L’époque contemporaine édulcore singulièrement la sagesse chrétienne des siècles passés. Je suis pour ma part absolument persuadée que la notion de purgatoire n’est pas périmée, et que la prise de conscience des nuisances que nos comportements terrestres auront engendrées sur le prochain, la création et la postérité est un sine qua non. Il ne s’agit pas là d’un quelconque châtiment, mais seulement d’une douloureuse prise de conscience de nos manquements à l’Evangile. Et même si la notion de temps est abolie après la mort, cette confrontation avec nos propres péchés et erreurs peut être tellement violente qu’elle nous empêche réellement d’entrer dans la lumière des bienheureux pour un “temps” plus ou moins long. Ne nous méprenons pas : les grandes saintes telles que Thérèse d’Avila ou Thérèse de Lisieux ont certes eu des mots tout à fait confiants au moment de mourir, mais elles ne sont pas le commun des mortels, qui perdent la vie très souvent en état d’inadéquation notoire avec les commandements de Dieu. Je le dis et le redis souvent : à mon sens, le Ciel est un “lieu” (mot inadéquat), où vont tout de suite après leur mort les âmes déjà ajustées à cette dimension d’intercession dans l’abnégation, et dont la vie n’a pas été une longue nuisance pour autrui. Pour les autres, j’en suis sûre, il y a d’abord l’ajustement nécessaire dans la “dimension” du purgatoire.
Il me semblait nécessaire de préciser ces convictions avant de souligner que le Ciel d’après la mort ou d’après le purgatoire n’est pas encore à proprement parler le Royaume de Dieu promis dans toutes les Ecritures pour les temps eschatologiques. Là aussi, je pense que l’Eglise entretient une confusion en parlant de résurrection dès après la mort, ou de paradis. Il convient de distinguer le Ciel qui existe déjà, et que j’aime appeler “le Ciel de la première résurrection”, dimension d’intercession où sont présentement les saints et les bienheureux (“Je veux passer mon Ciel à faire du bien sur la terre” comme disait avant de mourir la petite Thérèse), et “la terre nouvelle sous les cieux nouveaux”, encore appelée Jérusalem céleste, qui est elle le Royaume promis et non encore advenu, dont le préalable indispensable est le retour du Christ en Gloire. Il le dit ici : “Je reviendrai et je vous emmènerai auprès de moi”.

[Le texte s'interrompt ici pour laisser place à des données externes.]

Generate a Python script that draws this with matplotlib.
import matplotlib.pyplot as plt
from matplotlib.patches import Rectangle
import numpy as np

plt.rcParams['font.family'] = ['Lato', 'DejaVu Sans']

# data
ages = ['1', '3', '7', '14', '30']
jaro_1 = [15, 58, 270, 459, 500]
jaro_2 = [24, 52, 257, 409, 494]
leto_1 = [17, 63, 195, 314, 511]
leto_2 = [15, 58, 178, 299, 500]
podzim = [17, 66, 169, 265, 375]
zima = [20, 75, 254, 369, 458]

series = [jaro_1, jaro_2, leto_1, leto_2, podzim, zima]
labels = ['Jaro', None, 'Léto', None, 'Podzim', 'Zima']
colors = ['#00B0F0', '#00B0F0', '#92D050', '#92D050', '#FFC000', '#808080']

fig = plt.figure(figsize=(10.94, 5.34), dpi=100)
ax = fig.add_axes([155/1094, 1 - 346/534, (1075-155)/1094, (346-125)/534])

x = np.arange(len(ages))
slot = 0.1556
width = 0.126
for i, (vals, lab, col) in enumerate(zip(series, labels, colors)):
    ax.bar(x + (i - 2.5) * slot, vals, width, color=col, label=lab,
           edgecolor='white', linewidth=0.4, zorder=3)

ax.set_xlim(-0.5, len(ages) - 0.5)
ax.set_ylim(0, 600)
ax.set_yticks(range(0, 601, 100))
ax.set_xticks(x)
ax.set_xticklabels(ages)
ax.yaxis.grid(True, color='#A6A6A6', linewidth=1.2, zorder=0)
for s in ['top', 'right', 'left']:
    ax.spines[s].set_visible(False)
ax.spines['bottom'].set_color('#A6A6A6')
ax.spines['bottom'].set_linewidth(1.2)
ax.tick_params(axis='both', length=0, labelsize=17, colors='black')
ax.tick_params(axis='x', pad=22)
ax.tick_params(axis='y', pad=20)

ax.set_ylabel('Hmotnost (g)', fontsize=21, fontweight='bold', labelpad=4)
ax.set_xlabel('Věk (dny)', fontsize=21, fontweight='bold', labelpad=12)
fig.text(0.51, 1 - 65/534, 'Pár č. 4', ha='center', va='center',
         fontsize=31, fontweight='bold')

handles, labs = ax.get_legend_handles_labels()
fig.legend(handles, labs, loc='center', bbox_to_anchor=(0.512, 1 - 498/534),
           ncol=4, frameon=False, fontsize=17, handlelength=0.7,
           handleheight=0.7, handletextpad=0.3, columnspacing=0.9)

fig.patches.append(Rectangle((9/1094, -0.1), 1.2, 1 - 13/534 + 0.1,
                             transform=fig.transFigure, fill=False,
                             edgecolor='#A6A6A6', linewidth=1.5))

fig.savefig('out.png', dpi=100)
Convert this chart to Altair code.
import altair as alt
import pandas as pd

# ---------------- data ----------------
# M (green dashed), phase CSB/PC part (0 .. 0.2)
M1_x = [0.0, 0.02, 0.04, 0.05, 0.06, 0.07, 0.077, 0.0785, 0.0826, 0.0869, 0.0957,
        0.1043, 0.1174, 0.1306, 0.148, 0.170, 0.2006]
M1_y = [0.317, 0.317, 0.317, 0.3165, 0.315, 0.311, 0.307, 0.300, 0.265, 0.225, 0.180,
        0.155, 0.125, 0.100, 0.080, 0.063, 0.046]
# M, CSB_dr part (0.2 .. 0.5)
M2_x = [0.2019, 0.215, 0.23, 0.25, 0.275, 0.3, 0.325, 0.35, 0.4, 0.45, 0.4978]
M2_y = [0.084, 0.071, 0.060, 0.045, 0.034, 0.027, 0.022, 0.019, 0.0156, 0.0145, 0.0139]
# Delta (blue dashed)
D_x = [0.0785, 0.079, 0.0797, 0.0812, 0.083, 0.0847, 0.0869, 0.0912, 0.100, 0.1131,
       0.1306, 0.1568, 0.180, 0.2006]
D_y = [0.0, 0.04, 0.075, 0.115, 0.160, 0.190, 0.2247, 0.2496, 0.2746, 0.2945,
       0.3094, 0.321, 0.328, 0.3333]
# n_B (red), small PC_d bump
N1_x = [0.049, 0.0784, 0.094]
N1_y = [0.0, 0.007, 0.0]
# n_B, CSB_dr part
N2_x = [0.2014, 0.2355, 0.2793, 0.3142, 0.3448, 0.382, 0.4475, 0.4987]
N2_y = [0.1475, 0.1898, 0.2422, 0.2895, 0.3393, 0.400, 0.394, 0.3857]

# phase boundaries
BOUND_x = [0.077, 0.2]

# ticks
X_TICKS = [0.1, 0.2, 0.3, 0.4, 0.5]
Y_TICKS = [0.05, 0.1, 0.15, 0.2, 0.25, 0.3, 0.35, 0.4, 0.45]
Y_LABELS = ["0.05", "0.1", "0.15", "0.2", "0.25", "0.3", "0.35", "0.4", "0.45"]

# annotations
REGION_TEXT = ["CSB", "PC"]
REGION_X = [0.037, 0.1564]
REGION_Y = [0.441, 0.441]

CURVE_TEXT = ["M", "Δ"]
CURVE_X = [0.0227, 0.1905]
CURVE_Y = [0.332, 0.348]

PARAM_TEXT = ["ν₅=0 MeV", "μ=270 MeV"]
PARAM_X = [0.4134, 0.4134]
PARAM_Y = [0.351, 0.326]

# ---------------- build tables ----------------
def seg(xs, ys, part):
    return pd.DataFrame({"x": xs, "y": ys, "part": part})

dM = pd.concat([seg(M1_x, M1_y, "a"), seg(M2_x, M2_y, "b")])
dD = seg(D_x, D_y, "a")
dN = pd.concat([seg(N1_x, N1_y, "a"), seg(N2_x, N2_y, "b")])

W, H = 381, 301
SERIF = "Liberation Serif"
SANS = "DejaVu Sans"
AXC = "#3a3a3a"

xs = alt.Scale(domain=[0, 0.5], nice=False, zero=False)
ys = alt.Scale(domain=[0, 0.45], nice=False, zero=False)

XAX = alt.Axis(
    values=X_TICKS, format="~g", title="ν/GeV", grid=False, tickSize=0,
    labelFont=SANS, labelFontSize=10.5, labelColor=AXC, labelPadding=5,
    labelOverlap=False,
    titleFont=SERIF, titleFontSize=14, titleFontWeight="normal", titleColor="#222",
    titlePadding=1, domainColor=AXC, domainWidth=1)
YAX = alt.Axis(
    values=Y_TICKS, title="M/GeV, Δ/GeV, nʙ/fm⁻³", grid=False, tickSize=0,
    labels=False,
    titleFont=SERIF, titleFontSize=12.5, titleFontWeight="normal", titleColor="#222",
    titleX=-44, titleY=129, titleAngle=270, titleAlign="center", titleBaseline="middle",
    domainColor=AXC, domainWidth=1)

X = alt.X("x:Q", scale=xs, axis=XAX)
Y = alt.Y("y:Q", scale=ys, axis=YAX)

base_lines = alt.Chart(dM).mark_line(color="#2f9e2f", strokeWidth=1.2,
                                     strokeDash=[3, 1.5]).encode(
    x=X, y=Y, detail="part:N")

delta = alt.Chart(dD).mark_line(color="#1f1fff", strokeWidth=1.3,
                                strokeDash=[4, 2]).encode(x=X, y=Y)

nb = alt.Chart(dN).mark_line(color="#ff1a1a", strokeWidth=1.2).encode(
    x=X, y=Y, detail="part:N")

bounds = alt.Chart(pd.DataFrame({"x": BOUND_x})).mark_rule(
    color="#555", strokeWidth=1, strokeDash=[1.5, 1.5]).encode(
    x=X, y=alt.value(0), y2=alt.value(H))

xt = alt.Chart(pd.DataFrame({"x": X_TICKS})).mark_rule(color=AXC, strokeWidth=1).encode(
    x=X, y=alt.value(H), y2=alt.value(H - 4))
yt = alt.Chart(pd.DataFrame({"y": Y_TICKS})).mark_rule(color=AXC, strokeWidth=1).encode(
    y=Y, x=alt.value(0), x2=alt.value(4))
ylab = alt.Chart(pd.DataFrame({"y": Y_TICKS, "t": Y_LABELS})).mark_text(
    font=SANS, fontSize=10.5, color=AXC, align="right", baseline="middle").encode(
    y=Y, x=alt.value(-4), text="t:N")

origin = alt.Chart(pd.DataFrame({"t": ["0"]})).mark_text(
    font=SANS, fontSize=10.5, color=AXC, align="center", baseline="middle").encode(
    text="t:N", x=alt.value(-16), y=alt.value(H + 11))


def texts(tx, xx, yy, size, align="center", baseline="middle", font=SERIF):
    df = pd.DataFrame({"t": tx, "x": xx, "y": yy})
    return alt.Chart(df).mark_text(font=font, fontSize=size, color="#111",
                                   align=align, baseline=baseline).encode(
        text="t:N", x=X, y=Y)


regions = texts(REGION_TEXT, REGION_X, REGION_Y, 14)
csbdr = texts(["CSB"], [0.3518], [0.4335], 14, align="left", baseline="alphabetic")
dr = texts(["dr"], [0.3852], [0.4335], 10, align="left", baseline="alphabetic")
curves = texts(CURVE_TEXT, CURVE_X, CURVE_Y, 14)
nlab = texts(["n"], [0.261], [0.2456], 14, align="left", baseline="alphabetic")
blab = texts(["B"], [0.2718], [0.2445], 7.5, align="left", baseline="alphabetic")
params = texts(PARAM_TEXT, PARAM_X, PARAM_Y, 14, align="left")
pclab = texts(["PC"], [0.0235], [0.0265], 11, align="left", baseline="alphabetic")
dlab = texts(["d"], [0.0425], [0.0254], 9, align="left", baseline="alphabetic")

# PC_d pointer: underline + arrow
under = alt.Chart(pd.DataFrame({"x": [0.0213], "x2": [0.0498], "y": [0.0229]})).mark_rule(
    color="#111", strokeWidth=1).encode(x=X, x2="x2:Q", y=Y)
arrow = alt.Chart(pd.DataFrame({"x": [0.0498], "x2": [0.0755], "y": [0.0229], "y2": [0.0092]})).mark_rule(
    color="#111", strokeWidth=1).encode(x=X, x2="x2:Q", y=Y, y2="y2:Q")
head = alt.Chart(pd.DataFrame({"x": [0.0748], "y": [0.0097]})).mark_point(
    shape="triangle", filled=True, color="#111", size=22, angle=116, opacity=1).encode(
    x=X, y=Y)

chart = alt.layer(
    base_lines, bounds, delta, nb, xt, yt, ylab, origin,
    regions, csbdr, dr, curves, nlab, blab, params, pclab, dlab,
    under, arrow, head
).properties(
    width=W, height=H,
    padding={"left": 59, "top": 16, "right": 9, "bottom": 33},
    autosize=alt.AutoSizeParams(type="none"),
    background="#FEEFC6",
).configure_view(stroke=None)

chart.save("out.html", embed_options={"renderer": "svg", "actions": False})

Il nous incombe de désirer ardemment ce retour, de l’appeler de toutes nos prières et de tous nos vœux, car c’est uniquement quand il aura eu lieu que les rachetés à travers le monde et les temps pourront, à la suite du Christ Roi de gloire, pénétrer enfin dans cette terre de délices que l’on peut nommer Paradis ou Eden retrouvé. Là où sera le Christ Jésus Roi définitif de tous, et bien sûr le Père, de même que l’Esprit Saint donnant enfin la claire compréhension de sa Personne.
Jésus insiste bien, dans cette sorte de testament spirituel qu’il laisse à ses disciples peu avant sa Passion, en Jean 14 : il part, il revient, et il emmène où il sera. Absolument rien ne nous permet de penser et d’affirmer que le Royaume de Dieu promis de toute éternité sera un jour établi sur la présente terre où nous vivons. C’est un leurre de le croire, cela révèle plutôt notre incapacité à nous défaire de nos possessions et pouvoirs terrestres. J’en suis personnellement tout à fait convaincue : la présente planète Terre que l’homme a tellement malmenée, jusqu’au tragique de sa dérive actuelle, est vouée à la perdition. Les Ecritures ne sauraient mentir : ce que Dieu a promis à travers tous les Prophètes et le Verbe en personne advient, et advient promptement. C’est une terre nouvelle sous des cieux nouveaux qui sera offerte aux rachetés, tandis que la présente création, saccagée par l’homme, pourrait bien devenir alors l’enfer redouté depuis toujours et laissé à ceux qui refuseront le salut offert par le Dieu Trinité et révélé pleinement à la manifestation glorieuse du Christ.
Alors, au lieu d’en rire ou de me soupçonner de délire caractérisé, prenons au sérieux les Ecritures et appliquons-nous à vivre des préceptes de l’Evangile, en appelant de nos vœux ces temps bénis où tout sera renouvelé, pour notre bonheur éternel, pourvu que nous acceptions de quitter cette vallée de larmes et d’injustice qu’est déjà devenue pour d’innombrables humains la première création.